Between 5pm and 6pm, it is hard to believe that Lowu is a border crossing. The lines at immigration are packed by schoolchildren going home to Shenzhen, and the place has a carnival atmosphere.
People shout rendezvous information across the desks to each other before they traipse across the bridge spanning the Shenzhen River. Children jostle for a place, and minders struggle to keep them under control. Immigration officers try to take seriously the formalities of swiping ID cards. It's all great fun.
It can be similarly entertaining to cross from Macau to Zhuhai at certain times of the day. The enormous clearance hall at Gongbei, with 27 lanes, seems to be populated almost entirely by elderly people dragging carts, each loaded with a single box. One could contain 12 cans of Pringles crisps. Or it could be shuttlecocks. Small-scale arbitrage between two economic systems is quite a sight.
Suit-clad business types are in the minority at these two points, but they hold the spotlight at the ferry and train terminals. There, they drag their trolley bags around in a rush, coffee in hand, tutting when immigration officials fail to process requests as quickly as their personal assistants do.
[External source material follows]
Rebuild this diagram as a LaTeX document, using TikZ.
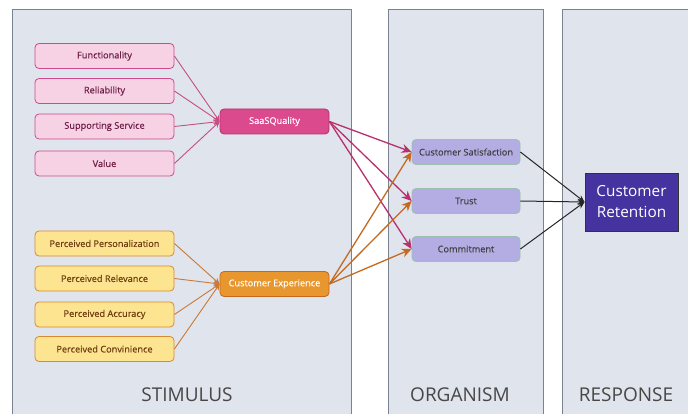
\documentclass[tikz,border=0pt]{standalone}
\usepackage{fontspec}
\setmainfont{Open Sans}
\newfontfamily\boxfont{Open Sans}[FakeBold=0.35]
\usetikzlibrary{arrows.meta}
\definecolor{panelfill}{HTML}{E0E4EC}
\definecolor{paneldraw}{HTML}{7A8292}
\definecolor{pinkfill}{HTML}{F7D1E4}
\definecolor{pinkdraw}{HTML}{CF4A8C}
\definecolor{pinktext}{HTML}{6E1E46}
\definecolor{saasfill}{HTML}{DC4A8E}
\definecolor{saasline}{HTML}{B8306E}
\definecolor{yelfill}{HTML}{FDE491}
\definecolor{yeldraw}{HTML}{D98A30}
\definecolor{yeltext}{HTML}{6E3E10}
\definecolor{cefill}{HTML}{E8962E}
\definecolor{celine}{HTML}{C46A20}
\definecolor{purfill}{HTML}{B3ADE3}
\definecolor{purdraw}{HTML}{9CBFB4}
\definecolor{retfill}{HTML}{45349F}
\begin{document}
\begin{tikzpicture}[x=1pt,y=-1pt,
  panel/.style={draw=paneldraw,fill=panelfill,line width=1pt},
  boxtext/.style={font=\boxfont\fontsize{9.2}{11}\selectfont},
  pinkbox/.style={boxtext,draw=pinkdraw,fill=pinkfill,rounded corners=4pt,minimum width=139pt,minimum height=25pt,text=pinktext,line width=0.8pt},
  yelbox/.style={boxtext,draw=yeldraw,fill=yelfill,rounded corners=4pt,minimum width=139pt,minimum height=25pt,text=yeltext,line width=0.8pt},
  hubbox/.style={boxtext,rounded corners=4pt,minimum width=109pt,minimum height=25pt,text=white,line width=0.8pt},
  purbox/.style={boxtext,draw=purdraw,fill=purfill,rounded corners=4pt,minimum width=108pt,minimum height=25pt,text=black!75,line width=0.8pt},
  pinkline/.style={draw=saasline!85,line width=0.9pt,-{Stealth[length=6pt,width=6pt]}},
  yelline/.style={draw=celine!90,line width=0.9pt,-{Stealth[length=6pt,width=6pt]}},
  pinkarrow/.style={draw=saasline,line width=1.3pt,-{Stealth[length=10pt,width=9pt]}},
  yelarrow/.style={draw=celine,line width=1.3pt,-{Stealth[length=10pt,width=9pt]}},
  blkarrow/.style={draw=black!85,line width=1pt,-{Stealth[length=7pt,width=6pt]}},
  paneltitle/.style={font=\fontsize{19}{22}\selectfont,text=black!72}
]
\useasboundingbox (0,0) rectangle (688,414);
\fill[white] (0,0) rectangle (688,414);
\fill[panelfill] (12,10) rectangle (351,420);
\fill[panelfill] (388,10) rectangle (543,420);
\fill[panelfill] (562,10) rectangle (695,420);
\draw[paneldraw,line width=1pt] (12,420) -- (12,10) -- (351,10) -- (351,420);
\draw[paneldraw,line width=1pt] (388,420) -- (388,10) -- (543,10) -- (543,420);
\draw[paneldraw,line width=1pt] (562,420) -- (562,10) -- (695,10);
\node[paneltitle] (tstim) at (187,395) {STIMULUS};
\node[paneltitle] (torg) at (460,395) {ORGANISM};
\node[paneltitle] (tresp) at (626,395) {RESPONSE};

\node[pinkbox] (f) at (104.5,56) {Functionality};
\node[pinkbox] (r) at (104.5,91) {Reliability};
\node[pinkbox] (s) at (104.5,126.5) {Supporting Service};
\node[pinkbox] (v) at (104.5,163.5) {Value};
\node[hubbox,draw=saasline,fill=saasfill] (sq) at (274.5,121.5) {SaaSQuality};

\node[yelbox] (pp) at (104.5,243.5) {Perceived Personalization};
\node[yelbox] (pr) at (104.5,278.5) {Perceived Relevance};
\node[yelbox] (pa) at (104.5,314.5) {Perceived Accuracy};
\node[yelbox] (pc) at (104.5,349) {Perceived Convinience};
\node[hubbox,draw=celine,fill=cefill] (ce) at (274.5,284) {Customer Experience};

\node[purbox] (cs) at (466,152) {Customer Satisfaction};
\node[purbox] (tr) at (466,201) {Trust};
\node[purbox] (cm) at (466,249) {Commitment};
\node[draw=black!80,fill=retfill,minimum width=93pt,minimum height=58pt,text=white,align=center,font=\fontsize{15.3}{21}\selectfont,line width=0.9pt] (cr) at (631.5,202) {Customer\\Retention};

\foreach \n in {f,r,s,v} \draw[pinkline] (\n.east) -- (sq.west);
\foreach \n in {pp,pr,pa,pc} \draw[yelline] (\n.east) -- (ce.west);
\foreach \n in {cs,tr,cm} {
  \draw[pinkarrow] (sq.east) -- (\n.west);
}
\foreach \n in {cs,tr,cm} {
  \draw[yelarrow] (ce.east) -- (\n.west);
}
\foreach \n in {cs,tr,cm} \draw[blkarrow] (\n.east) -- (cr.west);
\end{tikzpicture}
\end{document}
About 8,000 take the Kowloon-Guangzhou through train every day, slightly more than travel in the Pearl River Delta by boat. That's a fraction of the roughly 250,000 that go through Lowu, but significant nevertheless.
Seeing how everyday life proceeds across boundaries provides insight into human character anywhere in the world. In and around the Pearl River Delta, it is particularly educational. Nowhere else can you find such volumes of people moving from an information-rich, free-thinking, free-market society to a society where 'free' is a four-letter word and information is a tool of the governing class.
It is impossible not to believe that this flow is having a major impact on the less free of the two. Mainland customs officials might confiscate copies of Apple Daily at the border, but they cannot step into people's minds and erase their knowledge of what is going on in Hong Kong.